**Given request**
Please write the listing below out again exactly, leaving every picture behind.

**Information provided**
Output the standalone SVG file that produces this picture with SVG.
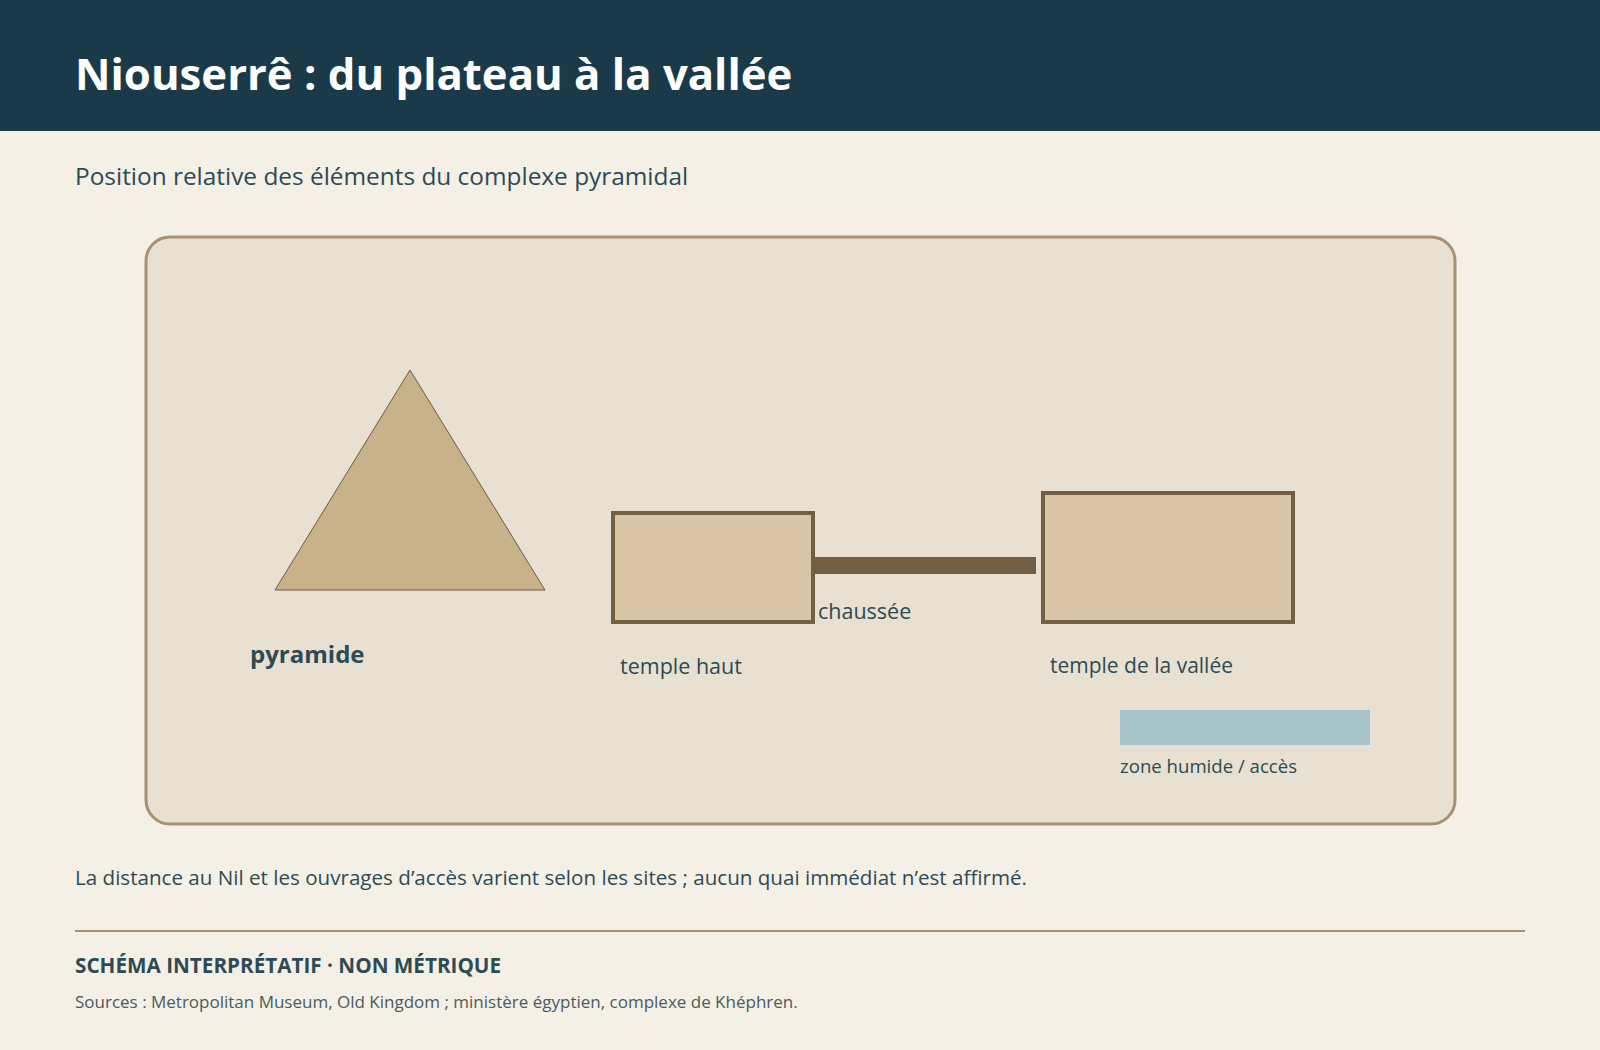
<svg xmlns="http://www.w3.org/2000/svg" width="1600" height="1050" viewBox="0 0 1600 1050">
<style>
text{font-family:"Open Sans","Lato","Liberation Sans",sans-serif;fill:#2d4a55}
.title{font-size:43.7px;font-weight:700;fill:#ffffff}
.sub{font-size:24.4px}
.lbl{font-size:21.5px}
.lblv{font-size:21px}
.lblb{font-size:24px;font-weight:700}
.small{font-size:18.6px}
.note{font-size:20.6px}
.caps{font-size:20.7px;font-weight:700}
.src{font-size:17px;fill:#4a5a60}
.temple{fill:#d9c5a5;stroke:#735f45;stroke-width:4}
</style>
<rect x="0" y="0" width="1600" height="1050" fill="#f5f0e6"/>
<g id="header">
<rect x="0" y="0" width="1600" height="131" fill="#1a3a4a"/>
<text class="title" x="75" y="90">Niouserrê : du plateau à la vallée</text>
</g>
<text class="sub" x="75" y="185">Position relative des éléments du complexe pyramidal</text>
<g id="panel">
<rect x="146" y="237" width="1309" height="587" rx="24" fill="#e8e0d0" stroke="#a69273" stroke-width="3"/>
</g>
<g id="pyramide">
<polygon points="410,370 545,590 275,590" fill="#c8b28a" stroke="#6f5b40" stroke-width="1"/>
<text class="lblb" x="250" y="663">pyramide</text>
</g>
<g id="connectors">
<rect id="chaussee" x="812" y="557" width="224" height="17" fill="#735f45"/>
</g>
<g id="temple-haut">
<rect class="temple" x="613" y="513" width="200" height="109"/>
<text class="lbl" x="620" y="674">temple haut</text>
</g>
<g id="chaussee-label">
<text class="lbl" x="818" y="619">chaussée</text>
</g>
<g id="temple-vallee">
<rect class="temple" x="1043" y="493" width="250" height="129"/>
<text class="lblv" x="1050" y="673">temple de la vallée</text>
</g>
<g id="zone-humide">
<rect x="1120" y="710" width="250" height="35" fill="#a7c4c8"/>
<text class="small" x="1120" y="773">zone humide / accès</text>
</g>
<text class="note" x="75" y="885">La distance au Nil et les ouvrages d’accès varient selon les sites ; aucun quai immédiat n’est affirmé.</text>
<line x1="75" y1="931" x2="1525" y2="931" stroke="#a69273" stroke-width="2"/>
<text class="caps" x="75" y="973">SCHÉMA INTERPRÉTATIF · NON MÉTRIQUE</text>
<text class="src" x="75" y="1008">Sources : Metropolitan Museum, Old Kingdom ; ministère égyptien, complexe de Khéphren.</text>
</svg>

**The response**
Output the standalone SVG file that produces this picture with SVG.
<svg xmlns="http://www.w3.org/2000/svg" width="1600" height="1050" viewBox="0 0 1600 1050">
<style>
text{font-family:"Open Sans","Lato","Liberation Sans",sans-serif;fill:#2d4a55}
.title{font-size:43.7px;font-weight:700;fill:#ffffff}
.sub{font-size:24.4px}
.lbl{font-size:21.5px}
.lblv{font-size:21px}
.lblb{font-size:24px;font-weight:700}
.small{font-size:18.6px}
.note{font-size:20.6px}
.caps{font-size:20.7px;font-weight:700}
.src{font-size:17px;fill:#4a5a60}
.temple{fill:#d9c5a5;stroke:#735f45;stroke-width:4}
</style>
<rect x="0" y="0" width="1600" height="1050" fill="#f5f0e6"/>
<g id="header">
<rect x="0" y="0" width="1600" height="131" fill="#1a3a4a"/>
<text class="title" x="75" y="90">Niouserrê : du plateau à la vallée</text>
</g>
<text class="sub" x="75" y="185">Position relative des éléments du complexe pyramidal</text>
<g id="panel">
<rect x="146" y="237" width="1309" height="587" rx="24" fill="#e8e0d0" stroke="#a69273" stroke-width="3"/>
</g>
<g id="pyramide">
<polygon points="410,370 545,590 275,590" fill="#c8b28a" stroke="#6f5b40" stroke-width="1"/>
<text class="lblb" x="250" y="663">pyramide</text>
</g>
<g id="connectors">
<rect id="chaussee" x="812" y="557" width="224" height="17" fill="#735f45"/>
</g>
<g id="temple-haut">
<rect class="temple" x="613" y="513" width="200" height="109"/>
<text class="lbl" x="620" y="674">temple haut</text>
</g>
<g id="chaussee-label">
<text class="lbl" x="818" y="619">chaussée</text>
</g>
<g id="temple-vallee">
<rect class="temple" x="1043" y="493" width="250" height="129"/>
<text class="lblv" x="1050" y="673">temple de la vallée</text>
</g>
<g id="zone-humide">
<rect x="1120" y="710" width="250" height="35" fill="#a7c4c8"/>
<text class="small" x="1120" y="773">zone humide / accès</text>
</g>
<text class="note" x="75" y="885">La distance au Nil et les ouvrages d’accès varient selon les sites ; aucun quai immédiat n’est affirmé.</text>
<line x1="75" y1="931" x2="1525" y2="931" stroke="#a69273" stroke-width="2"/>
<text class="caps" x="75" y="973">SCHÉMA INTERPRÉTATIF · NON MÉTRIQUE</text>
<text class="src" x="75" y="1008">Sources : Metropolitan Museum, Old Kingdom ; ministère égyptien, complexe de Khéphren.</text>
</svg>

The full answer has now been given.